Task instructions – Transcribe every line exactly and omit anything that is a picture.

— BEGIN Data section —

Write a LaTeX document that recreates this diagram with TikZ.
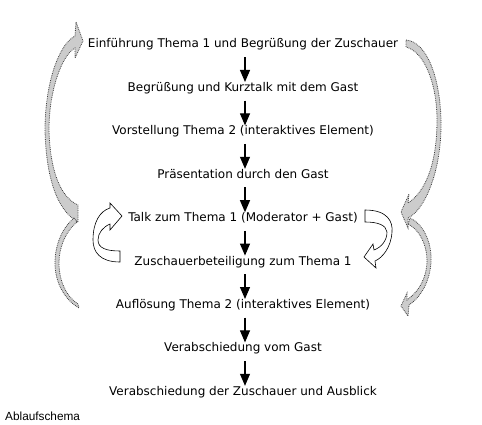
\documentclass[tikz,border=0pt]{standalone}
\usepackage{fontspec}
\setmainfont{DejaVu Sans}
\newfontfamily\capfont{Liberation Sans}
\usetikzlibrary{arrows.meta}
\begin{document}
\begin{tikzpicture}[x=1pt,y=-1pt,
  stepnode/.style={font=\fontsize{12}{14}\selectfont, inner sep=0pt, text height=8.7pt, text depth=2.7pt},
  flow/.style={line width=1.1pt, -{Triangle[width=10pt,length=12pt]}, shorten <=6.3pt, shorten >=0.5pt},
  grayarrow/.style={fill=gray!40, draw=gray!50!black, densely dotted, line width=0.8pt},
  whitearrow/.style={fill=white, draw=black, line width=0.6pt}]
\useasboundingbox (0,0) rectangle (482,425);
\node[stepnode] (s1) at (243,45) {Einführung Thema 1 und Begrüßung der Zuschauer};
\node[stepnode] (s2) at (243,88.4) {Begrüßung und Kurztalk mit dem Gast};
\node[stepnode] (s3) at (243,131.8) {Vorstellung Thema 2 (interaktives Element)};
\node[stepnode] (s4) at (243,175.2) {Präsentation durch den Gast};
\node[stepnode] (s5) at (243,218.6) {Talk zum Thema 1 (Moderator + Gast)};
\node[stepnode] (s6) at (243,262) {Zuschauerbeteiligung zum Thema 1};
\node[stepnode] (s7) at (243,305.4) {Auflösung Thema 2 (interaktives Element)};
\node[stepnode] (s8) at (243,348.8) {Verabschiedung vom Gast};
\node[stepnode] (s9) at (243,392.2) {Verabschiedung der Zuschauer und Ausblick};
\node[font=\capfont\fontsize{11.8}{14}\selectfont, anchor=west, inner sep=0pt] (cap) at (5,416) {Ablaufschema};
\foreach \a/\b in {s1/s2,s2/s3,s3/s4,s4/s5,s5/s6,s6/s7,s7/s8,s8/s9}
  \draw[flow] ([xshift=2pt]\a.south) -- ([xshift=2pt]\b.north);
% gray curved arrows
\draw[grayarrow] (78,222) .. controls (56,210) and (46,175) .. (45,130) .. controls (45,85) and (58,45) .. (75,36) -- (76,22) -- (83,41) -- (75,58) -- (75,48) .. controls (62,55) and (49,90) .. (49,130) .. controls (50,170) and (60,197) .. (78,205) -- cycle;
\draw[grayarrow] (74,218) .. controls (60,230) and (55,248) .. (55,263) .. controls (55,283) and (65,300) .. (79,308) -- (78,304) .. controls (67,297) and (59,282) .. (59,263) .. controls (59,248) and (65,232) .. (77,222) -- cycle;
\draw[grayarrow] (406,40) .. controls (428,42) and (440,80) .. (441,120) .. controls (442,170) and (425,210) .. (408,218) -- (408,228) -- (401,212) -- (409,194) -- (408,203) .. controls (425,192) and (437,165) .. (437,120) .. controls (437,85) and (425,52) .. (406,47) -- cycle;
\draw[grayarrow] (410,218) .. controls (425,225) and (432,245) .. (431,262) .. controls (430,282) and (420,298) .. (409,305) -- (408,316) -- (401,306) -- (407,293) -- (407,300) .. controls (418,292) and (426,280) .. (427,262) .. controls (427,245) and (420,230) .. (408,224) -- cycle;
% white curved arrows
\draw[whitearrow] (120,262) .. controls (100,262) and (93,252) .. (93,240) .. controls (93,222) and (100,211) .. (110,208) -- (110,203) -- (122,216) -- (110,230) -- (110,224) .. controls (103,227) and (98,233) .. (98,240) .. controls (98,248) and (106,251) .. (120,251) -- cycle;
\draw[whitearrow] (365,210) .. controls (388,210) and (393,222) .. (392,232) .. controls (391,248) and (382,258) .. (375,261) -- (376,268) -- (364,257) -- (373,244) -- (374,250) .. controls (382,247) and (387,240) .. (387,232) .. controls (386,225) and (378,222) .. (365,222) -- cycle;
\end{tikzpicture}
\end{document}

— END Data section —

Answer below –
Write a LaTeX document that recreates this diagram with TikZ.
\documentclass[tikz,border=0pt]{standalone}
\usepackage{fontspec}
\setmainfont{DejaVu Sans}
\newfontfamily\capfont{Liberation Sans}
\usetikzlibrary{arrows.meta}
\begin{document}
\begin{tikzpicture}[x=1pt,y=-1pt,
  stepnode/.style={font=\fontsize{12}{14}\selectfont, inner sep=0pt, text height=8.7pt, text depth=2.7pt},
  flow/.style={line width=1.1pt, -{Triangle[width=10pt,length=12pt]}, shorten <=6.3pt, shorten >=0.5pt},
  grayarrow/.style={fill=gray!40, draw=gray!50!black, densely dotted, line width=0.8pt},
  whitearrow/.style={fill=white, draw=black, line width=0.6pt}]
\useasboundingbox (0,0) rectangle (482,425);
\node[stepnode] (s1) at (243,45) {Einführung Thema 1 und Begrüßung der Zuschauer};
\node[stepnode] (s2) at (243,88.4) {Begrüßung und Kurztalk mit dem Gast};
\node[stepnode] (s3) at (243,131.8) {Vorstellung Thema 2 (interaktives Element)};
\node[stepnode] (s4) at (243,175.2) {Präsentation durch den Gast};
\node[stepnode] (s5) at (243,218.6) {Talk zum Thema 1 (Moderator + Gast)};
\node[stepnode] (s6) at (243,262) {Zuschauerbeteiligung zum Thema 1};
\node[stepnode] (s7) at (243,305.4) {Auflösung Thema 2 (interaktives Element)};
\node[stepnode] (s8) at (243,348.8) {Verabschiedung vom Gast};
\node[stepnode] (s9) at (243,392.2) {Verabschiedung der Zuschauer und Ausblick};
\node[font=\capfont\fontsize{11.8}{14}\selectfont, anchor=west, inner sep=0pt] (cap) at (5,416) {Ablaufschema};
\foreach \a/\b in {s1/s2,s2/s3,s3/s4,s4/s5,s5/s6,s6/s7,s7/s8,s8/s9}
  \draw[flow] ([xshift=2pt]\a.south) -- ([xshift=2pt]\b.north);
% gray curved arrows
\draw[grayarrow] (78,222) .. controls (56,210) and (46,175) .. (45,130) .. controls (45,85) and (58,45) .. (75,36) -- (76,22) -- (83,41) -- (75,58) -- (75,48) .. controls (62,55) and (49,90) .. (49,130) .. controls (50,170) and (60,197) .. (78,205) -- cycle;
\draw[grayarrow] (74,218) .. controls (60,230) and (55,248) .. (55,263) .. controls (55,283) and (65,300) .. (79,308) -- (78,304) .. controls (67,297) and (59,282) .. (59,263) .. controls (59,248) and (65,232) .. (77,222) -- cycle;
\draw[grayarrow] (406,40) .. controls (428,42) and (440,80) .. (441,120) .. controls (442,170) and (425,210) .. (408,218) -- (408,228) -- (401,212) -- (409,194) -- (408,203) .. controls (425,192) and (437,165) .. (437,120) .. controls (437,85) and (425,52) .. (406,47) -- cycle;
\draw[grayarrow] (410,218) .. controls (425,225) and (432,245) .. (431,262) .. controls (430,282) and (420,298) .. (409,305) -- (408,316) -- (401,306) -- (407,293) -- (407,300) .. controls (418,292) and (426,280) .. (427,262) .. controls (427,245) and (420,230) .. (408,224) -- cycle;
% white curved arrows
\draw[whitearrow] (120,262) .. controls (100,262) and (93,252) .. (93,240) .. controls (93,222) and (100,211) .. (110,208) -- (110,203) -- (122,216) -- (110,230) -- (110,224) .. controls (103,227) and (98,233) .. (98,240) .. controls (98,248) and (106,251) .. (120,251) -- cycle;
\draw[whitearrow] (365,210) .. controls (388,210) and (393,222) .. (392,232) .. controls (391,248) and (382,258) .. (375,261) -- (376,268) -- (364,257) -- (373,244) -- (374,250) .. controls (382,247) and (387,240) .. (387,232) .. controls (386,225) and (378,222) .. (365,222) -- cycle;
\end{tikzpicture}
\end{document}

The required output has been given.